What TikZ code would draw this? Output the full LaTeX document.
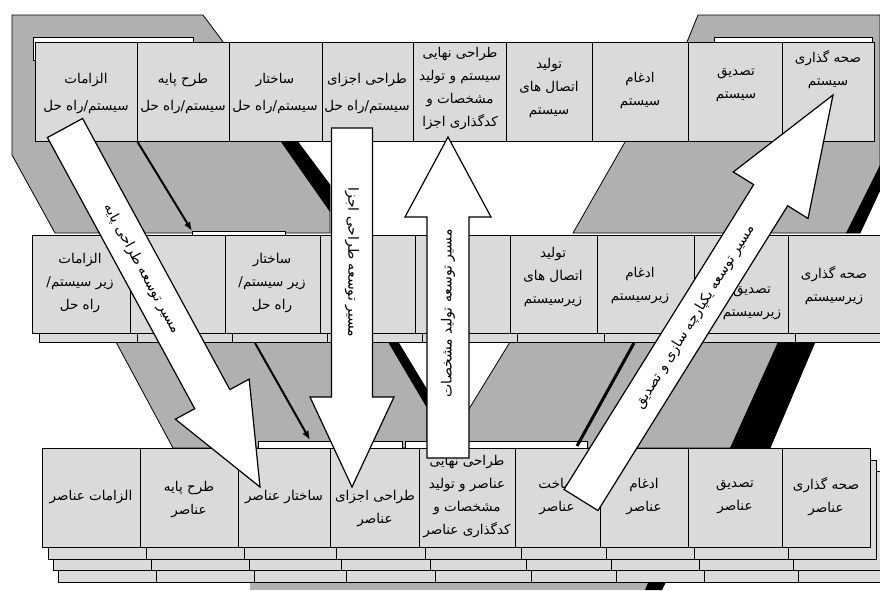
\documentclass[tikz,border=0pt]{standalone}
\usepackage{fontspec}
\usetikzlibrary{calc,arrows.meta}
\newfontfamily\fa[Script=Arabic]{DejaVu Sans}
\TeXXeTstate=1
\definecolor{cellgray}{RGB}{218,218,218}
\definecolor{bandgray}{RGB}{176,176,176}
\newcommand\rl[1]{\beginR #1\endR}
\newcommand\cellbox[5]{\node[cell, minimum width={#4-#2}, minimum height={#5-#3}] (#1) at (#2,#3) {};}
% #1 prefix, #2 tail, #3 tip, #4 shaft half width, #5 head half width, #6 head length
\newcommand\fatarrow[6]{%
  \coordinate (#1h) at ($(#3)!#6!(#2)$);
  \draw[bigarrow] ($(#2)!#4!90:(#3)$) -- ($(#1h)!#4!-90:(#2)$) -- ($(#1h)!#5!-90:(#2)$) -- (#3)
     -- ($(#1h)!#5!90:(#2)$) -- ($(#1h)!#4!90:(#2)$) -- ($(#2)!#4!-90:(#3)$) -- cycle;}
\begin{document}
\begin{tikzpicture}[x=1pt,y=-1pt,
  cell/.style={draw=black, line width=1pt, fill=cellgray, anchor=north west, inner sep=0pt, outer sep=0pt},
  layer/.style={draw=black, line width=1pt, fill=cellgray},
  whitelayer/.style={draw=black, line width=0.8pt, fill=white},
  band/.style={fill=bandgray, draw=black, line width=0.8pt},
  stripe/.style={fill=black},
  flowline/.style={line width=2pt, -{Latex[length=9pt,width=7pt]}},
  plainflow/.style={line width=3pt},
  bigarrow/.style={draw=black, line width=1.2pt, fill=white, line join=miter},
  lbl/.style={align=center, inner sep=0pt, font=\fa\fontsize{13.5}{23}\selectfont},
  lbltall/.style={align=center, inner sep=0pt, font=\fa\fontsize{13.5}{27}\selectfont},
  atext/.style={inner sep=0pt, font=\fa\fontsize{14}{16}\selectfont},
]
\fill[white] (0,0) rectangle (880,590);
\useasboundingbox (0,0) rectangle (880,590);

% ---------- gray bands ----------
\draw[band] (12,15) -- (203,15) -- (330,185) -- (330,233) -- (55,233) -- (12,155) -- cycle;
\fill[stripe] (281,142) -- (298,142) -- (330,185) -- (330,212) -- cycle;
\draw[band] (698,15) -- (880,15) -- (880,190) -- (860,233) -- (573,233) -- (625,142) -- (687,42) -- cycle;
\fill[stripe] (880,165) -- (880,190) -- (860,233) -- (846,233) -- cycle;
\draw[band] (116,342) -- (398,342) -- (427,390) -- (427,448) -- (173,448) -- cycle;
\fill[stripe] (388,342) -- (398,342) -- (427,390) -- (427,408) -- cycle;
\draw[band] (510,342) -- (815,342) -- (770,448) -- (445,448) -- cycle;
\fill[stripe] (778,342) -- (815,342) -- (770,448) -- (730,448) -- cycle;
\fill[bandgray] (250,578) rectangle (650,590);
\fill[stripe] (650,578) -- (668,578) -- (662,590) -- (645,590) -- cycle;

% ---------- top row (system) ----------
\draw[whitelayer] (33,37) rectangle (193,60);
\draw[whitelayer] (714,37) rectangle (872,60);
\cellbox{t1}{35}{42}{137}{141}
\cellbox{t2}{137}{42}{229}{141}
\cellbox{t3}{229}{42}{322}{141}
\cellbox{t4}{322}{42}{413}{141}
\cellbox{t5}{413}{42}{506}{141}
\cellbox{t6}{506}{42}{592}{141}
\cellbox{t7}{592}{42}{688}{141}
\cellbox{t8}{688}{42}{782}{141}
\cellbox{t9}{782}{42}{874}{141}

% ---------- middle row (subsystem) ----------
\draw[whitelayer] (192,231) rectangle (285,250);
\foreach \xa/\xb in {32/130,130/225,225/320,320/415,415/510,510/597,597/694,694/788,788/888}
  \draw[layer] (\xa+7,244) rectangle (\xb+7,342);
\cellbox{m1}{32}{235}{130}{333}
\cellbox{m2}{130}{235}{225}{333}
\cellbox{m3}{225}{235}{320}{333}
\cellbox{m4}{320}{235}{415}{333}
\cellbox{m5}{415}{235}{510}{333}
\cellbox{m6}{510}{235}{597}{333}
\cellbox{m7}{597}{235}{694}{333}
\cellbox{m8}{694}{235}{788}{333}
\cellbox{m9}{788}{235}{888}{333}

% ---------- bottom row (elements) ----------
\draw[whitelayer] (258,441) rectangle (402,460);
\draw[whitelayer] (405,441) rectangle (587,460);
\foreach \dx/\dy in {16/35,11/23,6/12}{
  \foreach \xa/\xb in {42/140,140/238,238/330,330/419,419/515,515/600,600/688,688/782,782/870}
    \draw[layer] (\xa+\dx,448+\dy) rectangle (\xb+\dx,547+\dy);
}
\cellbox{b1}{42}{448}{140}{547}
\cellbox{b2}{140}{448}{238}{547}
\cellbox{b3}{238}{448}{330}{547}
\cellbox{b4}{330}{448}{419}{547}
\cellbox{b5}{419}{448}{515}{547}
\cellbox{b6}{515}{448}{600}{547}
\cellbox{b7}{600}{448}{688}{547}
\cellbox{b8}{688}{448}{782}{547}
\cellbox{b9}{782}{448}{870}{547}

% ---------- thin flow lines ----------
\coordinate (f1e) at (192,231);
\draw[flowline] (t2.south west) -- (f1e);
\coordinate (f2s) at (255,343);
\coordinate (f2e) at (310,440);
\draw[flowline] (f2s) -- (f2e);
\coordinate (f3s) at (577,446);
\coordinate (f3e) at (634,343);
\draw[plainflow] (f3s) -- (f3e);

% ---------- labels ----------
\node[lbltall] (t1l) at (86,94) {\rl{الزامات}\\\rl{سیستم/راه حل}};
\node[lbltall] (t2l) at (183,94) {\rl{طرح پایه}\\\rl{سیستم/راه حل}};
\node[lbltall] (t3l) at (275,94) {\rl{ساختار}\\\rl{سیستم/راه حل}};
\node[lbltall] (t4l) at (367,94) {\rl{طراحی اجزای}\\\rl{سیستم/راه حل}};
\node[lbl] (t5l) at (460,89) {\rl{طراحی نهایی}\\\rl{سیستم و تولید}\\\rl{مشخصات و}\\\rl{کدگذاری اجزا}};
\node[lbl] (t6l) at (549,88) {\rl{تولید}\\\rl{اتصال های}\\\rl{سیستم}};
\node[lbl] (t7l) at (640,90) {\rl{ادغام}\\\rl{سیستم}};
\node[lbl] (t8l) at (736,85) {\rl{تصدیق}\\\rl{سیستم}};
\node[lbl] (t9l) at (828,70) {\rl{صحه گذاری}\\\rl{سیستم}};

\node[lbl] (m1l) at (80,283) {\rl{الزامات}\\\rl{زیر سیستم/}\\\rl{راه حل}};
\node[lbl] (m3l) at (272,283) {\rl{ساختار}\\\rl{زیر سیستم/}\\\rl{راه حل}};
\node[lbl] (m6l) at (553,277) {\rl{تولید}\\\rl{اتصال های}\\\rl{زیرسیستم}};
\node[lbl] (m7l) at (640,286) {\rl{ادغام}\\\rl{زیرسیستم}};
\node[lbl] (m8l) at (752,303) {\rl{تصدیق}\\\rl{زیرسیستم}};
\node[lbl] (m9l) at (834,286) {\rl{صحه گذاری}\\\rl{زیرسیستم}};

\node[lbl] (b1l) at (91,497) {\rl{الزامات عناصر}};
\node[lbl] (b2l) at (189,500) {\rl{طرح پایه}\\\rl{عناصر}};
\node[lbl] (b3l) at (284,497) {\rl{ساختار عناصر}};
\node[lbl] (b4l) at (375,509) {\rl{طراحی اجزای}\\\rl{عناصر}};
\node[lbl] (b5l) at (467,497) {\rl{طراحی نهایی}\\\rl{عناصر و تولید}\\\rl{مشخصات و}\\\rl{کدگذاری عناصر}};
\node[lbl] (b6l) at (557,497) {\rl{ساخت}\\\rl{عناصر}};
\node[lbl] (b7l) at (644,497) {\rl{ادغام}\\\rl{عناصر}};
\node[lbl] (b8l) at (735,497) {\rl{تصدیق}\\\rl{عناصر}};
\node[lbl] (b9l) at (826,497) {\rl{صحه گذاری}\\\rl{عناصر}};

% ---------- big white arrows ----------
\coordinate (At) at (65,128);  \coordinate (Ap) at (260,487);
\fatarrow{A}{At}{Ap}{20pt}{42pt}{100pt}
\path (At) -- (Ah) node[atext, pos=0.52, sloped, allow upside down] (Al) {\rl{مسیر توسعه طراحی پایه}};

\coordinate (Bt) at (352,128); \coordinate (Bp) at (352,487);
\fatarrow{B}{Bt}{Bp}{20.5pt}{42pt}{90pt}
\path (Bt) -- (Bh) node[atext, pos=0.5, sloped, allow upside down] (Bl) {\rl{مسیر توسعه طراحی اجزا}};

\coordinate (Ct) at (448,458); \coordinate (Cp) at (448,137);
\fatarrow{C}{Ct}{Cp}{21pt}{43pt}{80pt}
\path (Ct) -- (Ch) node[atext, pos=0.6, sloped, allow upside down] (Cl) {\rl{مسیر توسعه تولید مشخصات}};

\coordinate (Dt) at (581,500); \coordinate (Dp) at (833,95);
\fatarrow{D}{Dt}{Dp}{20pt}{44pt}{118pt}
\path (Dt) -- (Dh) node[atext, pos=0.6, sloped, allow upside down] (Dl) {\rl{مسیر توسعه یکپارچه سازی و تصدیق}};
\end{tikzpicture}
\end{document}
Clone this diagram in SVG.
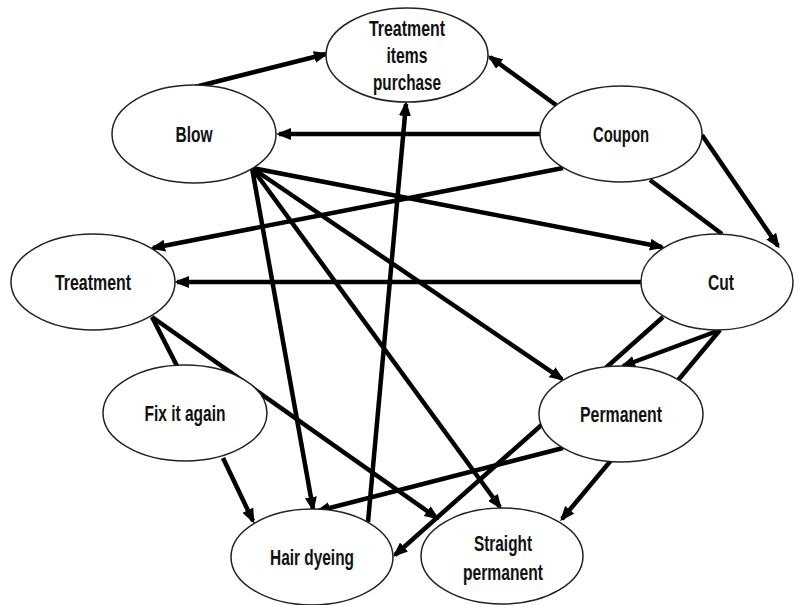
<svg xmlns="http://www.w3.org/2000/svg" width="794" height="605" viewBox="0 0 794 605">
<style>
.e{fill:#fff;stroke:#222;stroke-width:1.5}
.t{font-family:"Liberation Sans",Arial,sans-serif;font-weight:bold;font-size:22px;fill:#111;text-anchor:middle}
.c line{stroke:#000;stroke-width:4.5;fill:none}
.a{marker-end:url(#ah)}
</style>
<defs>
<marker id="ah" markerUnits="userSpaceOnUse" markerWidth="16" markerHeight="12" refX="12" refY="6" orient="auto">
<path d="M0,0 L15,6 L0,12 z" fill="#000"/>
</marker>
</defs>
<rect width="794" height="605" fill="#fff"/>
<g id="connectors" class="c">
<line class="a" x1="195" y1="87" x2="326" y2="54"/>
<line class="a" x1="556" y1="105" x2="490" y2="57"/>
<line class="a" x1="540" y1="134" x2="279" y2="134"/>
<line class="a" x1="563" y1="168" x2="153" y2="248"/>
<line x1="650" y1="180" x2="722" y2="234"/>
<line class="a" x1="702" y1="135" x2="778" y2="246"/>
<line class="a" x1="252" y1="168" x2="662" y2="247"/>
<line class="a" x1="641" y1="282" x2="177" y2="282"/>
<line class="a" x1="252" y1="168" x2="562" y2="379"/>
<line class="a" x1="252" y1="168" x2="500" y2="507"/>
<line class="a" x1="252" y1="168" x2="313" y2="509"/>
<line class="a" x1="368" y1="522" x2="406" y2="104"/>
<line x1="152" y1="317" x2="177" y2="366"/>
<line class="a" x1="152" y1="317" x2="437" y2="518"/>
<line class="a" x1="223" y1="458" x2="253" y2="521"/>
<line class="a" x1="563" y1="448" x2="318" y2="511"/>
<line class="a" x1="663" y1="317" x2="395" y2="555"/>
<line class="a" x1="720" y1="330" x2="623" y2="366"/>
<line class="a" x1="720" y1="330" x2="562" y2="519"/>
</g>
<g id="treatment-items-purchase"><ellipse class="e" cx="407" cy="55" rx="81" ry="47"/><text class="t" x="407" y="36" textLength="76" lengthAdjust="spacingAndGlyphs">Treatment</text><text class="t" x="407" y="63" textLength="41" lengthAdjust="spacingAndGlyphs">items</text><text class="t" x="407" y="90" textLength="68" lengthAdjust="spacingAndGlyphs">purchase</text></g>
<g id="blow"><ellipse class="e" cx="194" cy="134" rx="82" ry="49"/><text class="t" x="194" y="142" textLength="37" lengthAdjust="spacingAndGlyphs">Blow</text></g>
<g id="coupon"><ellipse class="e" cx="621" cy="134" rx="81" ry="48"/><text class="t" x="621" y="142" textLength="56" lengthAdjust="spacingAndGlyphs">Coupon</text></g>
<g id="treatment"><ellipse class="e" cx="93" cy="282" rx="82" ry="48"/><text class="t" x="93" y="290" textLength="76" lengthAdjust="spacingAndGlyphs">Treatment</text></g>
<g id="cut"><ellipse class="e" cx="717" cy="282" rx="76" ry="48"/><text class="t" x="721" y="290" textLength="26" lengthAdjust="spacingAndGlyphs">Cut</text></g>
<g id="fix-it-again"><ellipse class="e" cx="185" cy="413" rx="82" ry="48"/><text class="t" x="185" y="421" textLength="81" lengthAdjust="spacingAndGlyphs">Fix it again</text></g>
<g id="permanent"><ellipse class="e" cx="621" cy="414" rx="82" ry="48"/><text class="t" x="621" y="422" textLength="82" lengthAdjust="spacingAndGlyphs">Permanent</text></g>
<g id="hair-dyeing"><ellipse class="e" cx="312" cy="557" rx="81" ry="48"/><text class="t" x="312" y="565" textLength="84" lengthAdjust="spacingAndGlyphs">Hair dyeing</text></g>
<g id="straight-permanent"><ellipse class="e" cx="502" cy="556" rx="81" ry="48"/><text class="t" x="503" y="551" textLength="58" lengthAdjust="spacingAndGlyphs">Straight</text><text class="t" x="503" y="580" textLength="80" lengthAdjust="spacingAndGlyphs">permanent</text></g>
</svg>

#### Exercise requirements
Give nothing but the number of lines containing the string "this".

#### Answer below
2